The Supreme Court has done right to have dismissed a frivolous public interest litigation which  challenged the power of the Comptroller and Auditor General [CAG] of India. The PIL had suggested that the conduct of performance audits such as those of coal block allocations and other issues of government to arrive at presumptive losses was beyond the power of the CAG. This PIL was a mischievous and deliberate attempt at misreading the powers of the CAG, possibly at the behest of vested interests. The CAG is no small acounting office but a high constitutional authority with extensive powers to review the financial decisions of the government. The institution is inbuilt in the constitution as one of the systems of checks and balances meant to prevent the misuse of powers by the government, especially its financial authority. As the Supreme Court has rightly observed, the national auditor is not just a
munim
, or accountant, and scrutinising the effective use of resources is its primary duty. The apex court is correct in noting that the CAG’s function was to go into the economy, effectiveness and efficiency of the use of resources by the government. It is of late that the institution of the CAG has been under attack after it uncovered massive irregularities such as in the allocation of coal blocks and several other scams that have cost the nation losses of an enormous magnitude and on an unprecedented scale. In uncovering these financial irregularities the CAG has done a signal service to the nation and only performed its rightful constitutional mandate. It can hardly be a coincidence that this frivolous litigation follows the almost mindless criticisms of the CAG by politicians of the ruling Congress party, such as Manish Tiwari and Sriprakash Jaiswal, who could not have spoken but at the behest of their party high command.
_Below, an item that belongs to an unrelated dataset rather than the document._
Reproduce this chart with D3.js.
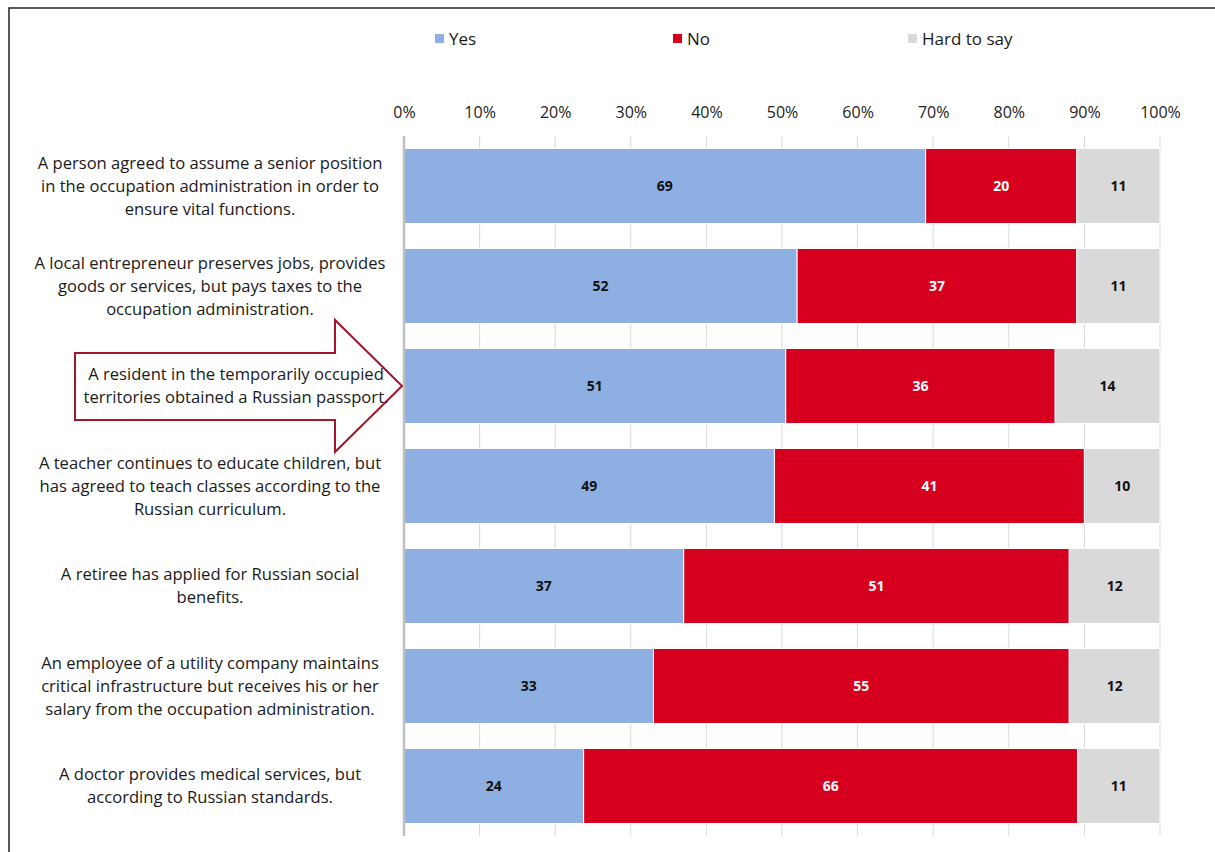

These politicians have attempted to undermine the role of the CAG by spreading caluminies and falsehoods about the institution that are almost of goebbelsian proportion such as the suggestion that its only role was to calculate the profits and losses of the government. That the primary ruling party has stooped to such underhand  methods to attack a constitutional authority is highly disturbing. Besides being a commentary on the quality of personnel in public life, it has a more sinster dimension. These attacks are not merely on the CAG but on Indian democracy itself, which this institution, which reports to Parliament, represents. It is most dangerous when a political party in power begins to attack democratic institutions at a time it stands accused of extensive corruption.